Diarios, memorias, autobiografías, confesiones, recuerdos, no contribuyó a la respetabilidad de este género literario el cínico diario de Jack ‘El Destripador’.
Este asesino, canónico e impune, mató y tasajeó a cinco prostitutas de Londres entre agosto y noviembre de 1888.
Cien años después se conoció su posible diario, cuya autenticidad se discute, y que se atribuye al desvergonzado James Maybrick, comerciante aledaño al lugar donde se cometieron los crímenes.
Escribe, el insolente, después de su primera víctima, “que la diversión apenas si comienza hoy”; se burla de la policía: yo les impongo las reglas, esos tontos se mueven en círculos; voy por las prostitutas para destriparlas y para eso compraré el mejor cuchillo.
Y como las tasajeaba, se queja: “ayer no tuve tiempo de cortarle las orejas para la policía, gracias”. Escalofriante.
Este género literario, cuando es serio, atrae mucho no obstante estar acompañado de rechifla abstracta. Se lo descalifica. Que no son autobiografías sino autoficción autoindulgente.
Que no son tanto memorias como sí amnesias. Que no son diarios sino narcisistas confidencias al papel. Que no son confesiones sino exorcismos del pecador, que se absuelve actuando como su propio confesor.
A ellos, el peligro de convertir el género en el prototipo de la deshonestidad. O del solo aquello que la vanidad permita.

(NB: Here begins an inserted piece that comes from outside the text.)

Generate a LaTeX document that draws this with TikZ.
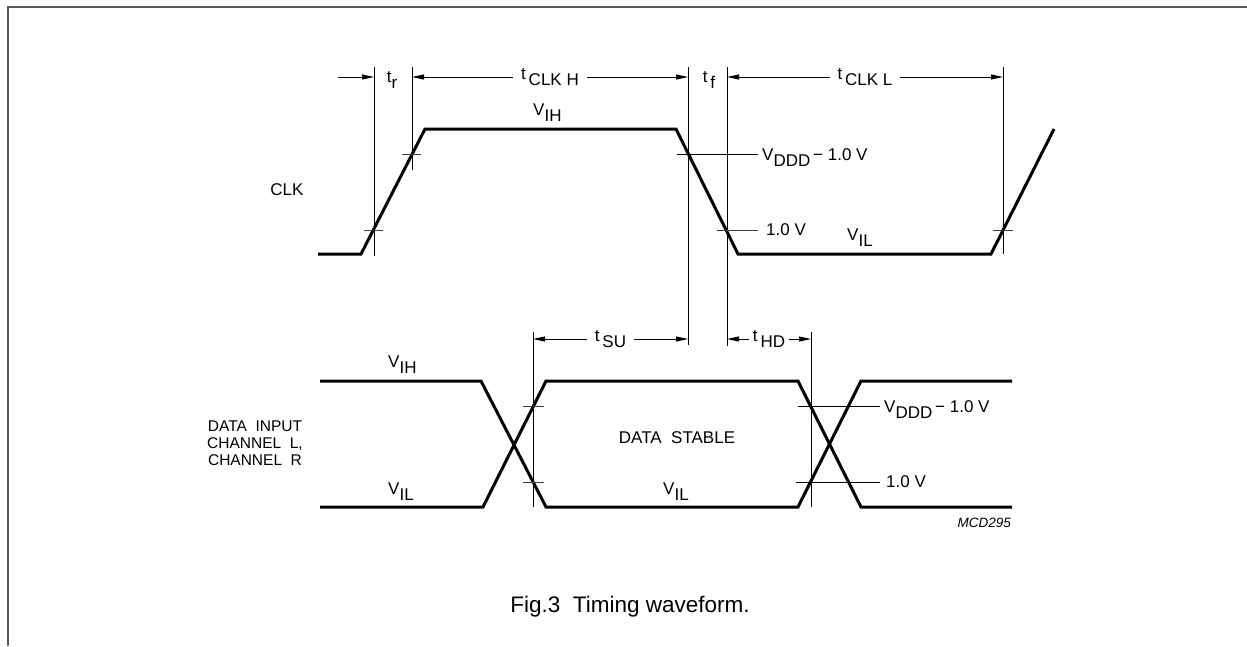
\documentclass[tikz,border=0pt]{standalone}
\usepackage{fontspec}
\setmainfont{Liberation Sans}
\usetikzlibrary{arrows.meta}
\newcommand\lowr[1]{\raisebox{-0.38em}{#1}}
\tikzset{
  wave/.style={line width=3pt, line join=miter},
  thin/.style={line width=0.9pt},
  tick/.style={line width=0.9pt, black!75},
  dim/.style={line width=0.9pt, {Triangle[length=12pt,width=5pt]}-{Triangle[length=12pt,width=5pt]}},
  dimr/.style={line width=0.9pt, -{Triangle[length=12pt,width=5pt]}},
  lbl/.style={font=\fontsize{17}{20}\selectfont, inner sep=0pt},
  gaplbl/.style={font=\fontsize{17}{20}\selectfont, fill=white, inner xsep=8pt, inner ysep=2pt},
  frame/.style={line width=1.5pt, black!65}
}
\begin{document}
\begin{tikzpicture}[x=1pt,y=-1pt]
\useasboundingbox (0,0) rectangle (1247,646);
% frame
\draw[frame] (8,646) -- (8,7) -- (1247,7);

% guide coordinates
\coordinate (v1t) at (374,67);  \coordinate (v1b) at (374,256);
\coordinate (v2t) at (412,67);  \coordinate (v2b) at (412,170);
\coordinate (v3t) at (688,67);  \coordinate (v3b) at (688,345);
\coordinate (v4t) at (727,67);  \coordinate (v4b) at (727,346);
\coordinate (v5t) at (1003,67); \coordinate (v5b) at (1003,254);
\coordinate (v6t) at (533,332); \coordinate (v6b) at (533,507);
\coordinate (v7t) at (811,332); \coordinate (v7b) at (811,507);

% vertical reference lines
\draw[thin] (v1t) -- (v1b);
\draw[thin] (v2t) -- (v2b);
\draw[thin] (v3t) -- (v3b);
\draw[thin] (v4t) -- (v4b);
\draw[thin] (v5t) -- (v5b);
\draw[thin] (v6t) -- (v6b);
\draw[thin] (v7t) -- (v7b);

% clock waveform
\draw[wave] (318,254) -- (361,254) -- (425,129) -- (676,129) -- (738,254) -- (991,254) -- (1054,129);

% data waveform
\draw[wave] (320,381) -- (481,381) -- (546,507) -- (798,507) -- (861,381) -- (1012,381);
\draw[wave] (320,507) -- (483,507) -- (546,381) -- (798,381) -- (861,507) -- (1012,507);

% ticks on clock
\draw[tick] (364,230) -- (383,230);
\draw[tick] (402,154) -- (421,154);
\draw[tick] (993,230) -- (1013,230);
\coordinate (h1a) at (677,154); \coordinate (h1b) at (758,154);
\coordinate (h2a) at (717,230); \coordinate (h2b) at (758,230);
\draw[thin] (h1a) -- (h1b);
\draw[tick] (h2a) -- (h2b);
% ticks on data
\draw[tick] (523,406) -- (544,406);
\draw[tick] (523,482) -- (544,482);
\coordinate (h3a) at (798,406); \coordinate (h3b) at (880,406);
\coordinate (h4a) at (796,482); \coordinate (h4b) at (880,482);
\draw[thin] (h3a) -- (h3b);
\draw[thin] (h4a) -- (h4b);

% dimension arrows (clock)
\coordinate (a0) at (338,77);
\draw[dimr] (a0) -- (374,77);
\node[lbl] (tr) at (392,80) {t\lowr{r}};
\draw[dim] (412,77) -- node[gaplbl] (tclkh) {t\,\lowr{CLK H}} (688,77);
\node[lbl] (tf) at (709,80) {t\,\lowr{f}};
\draw[dim] (727,77) -- node[gaplbl] (tclkl) {t\,\lowr{CLK L}} (1003,77);

% dimension arrows (data)
\draw[dim] (533,339) -- node[gaplbl] (tsu) {t\,\lowr{SU}} (688,339);
\draw[dim] (727,339) -- node[gaplbl, inner xsep=4pt] (thd) {t\,\lowr{HD}} (811,339);

% labels
\node[lbl] (clk) at (287,190) {CLK};
\node[lbl, anchor=base west] (vih1) at (533,115) {V\lowr{IH}};
\node[lbl, anchor=base west] (vil1) at (847,240) {V\lowr{IL}};
\node[lbl, anchor=base west] (vddd1) at (762,160) {V\lowr{DDD}\,\textminus\ 1.0 V};
\node[lbl, anchor=west] (one1) at (766,230) {1.0 V};

\node[lbl, align=center, font=\fontsize{15.5}{17}\selectfont] (din) at (255,443) {DATA\ \ INPUT\\CHANNEL\ \ L,\\CHANNEL\ \ R};
\node[lbl, anchor=base west] (vih2) at (388,367) {V\lowr{IH}};
\node[lbl, anchor=base west] (vil2) at (388,494) {V\lowr{IL}};
\node[lbl, anchor=base west] (vil3) at (663,494) {V\lowr{IL}};
\node[lbl] (stable) at (677,438) {DATA\ \ STABLE};
\node[lbl, anchor=base west] (vddd2) at (884,412) {V\lowr{DDD}\,\textminus\ 1.0 V};
\node[lbl, anchor=west] (one2) at (886,482) {1.0 V};
\node[lbl, anchor=east, font=\fontsize{13.5}{15}\selectfont\itshape] (mcd) at (1011,523) {MCD295};

\node[lbl, font=\fontsize{22.5}{26}\selectfont] (cap) at (630,607) {Fig.3\ \ Timing waveform.};
\end{tikzpicture}
\end{document}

Se desconfía, sobre todo, cuando quien incurre en ese género es un político. Jacques Amyot, obispo y preceptor de los hijos de Enrique II de Francia, siglo XVI, fino escritor que influyó en Shakespeare y Montaigne, cuando le insinuaron que él era un archivo de tanta historia y que debería escribir sus memorias, respondió: soy leal a mis soberanos y por eso no puedo publicar las cosas que han hecho. Churchill, tan frentero, después de jugar un papel preponderante en el triunfo contra Hitler, cuando le preguntaron a qué se dedicaría, contestó: a que me trate bien la historia; garantizado, porque ya la hice y ahora también voy a escribirla.
Esa sinceridad ayuda a la credibilidad de este tipo de escritura.
Anthony Bourdain, chef de cocina muy famoso de Nueva York, que escribió sus confesiones (muy distintas a las de San Agustín o a las de Rousseau), a su turno se confiesa con franqueza: no fui el mejor en mi ramo, pero sí el mejor para engañar a mis comensales; y fomenta la duda hacia su profesión y colegas, porque invita a desconfiar del chef que se lava las manos y lleva limpias las uñas.
Admiradores alaban a Montaigne aduciendo que sus ensayos son valiosos porque allí profundiza en su interior.
Quedaron dudas y se burlaron de él. Montaigne -sonrió Rousseau- se pinta parecido, aunque siempre de perfil. Anatole France, al escribir su vida, aclara, de manera un tanto gris: jamás he mentido de forma tan verídica.
Alguien aseguró que esa clase de escritores “posee la franqueza de su insinceridad”.
Sean cuales fueren sus motivaciones, por desnudar su alma (a medias, a veces) ante un desconocido gran público, merecen admiración ellos, los peregrinos de su memoria.
Se trata, además, de un arte muy sutil. Ya, desde su íntima y vieja embarcación, emprendieron navegación en búsqueda de sus remotas nostalgias, tratando de recuperar esos suspirantes murmullos de sus vidas. Y ello ante el inminente itinerario hacia su muerte.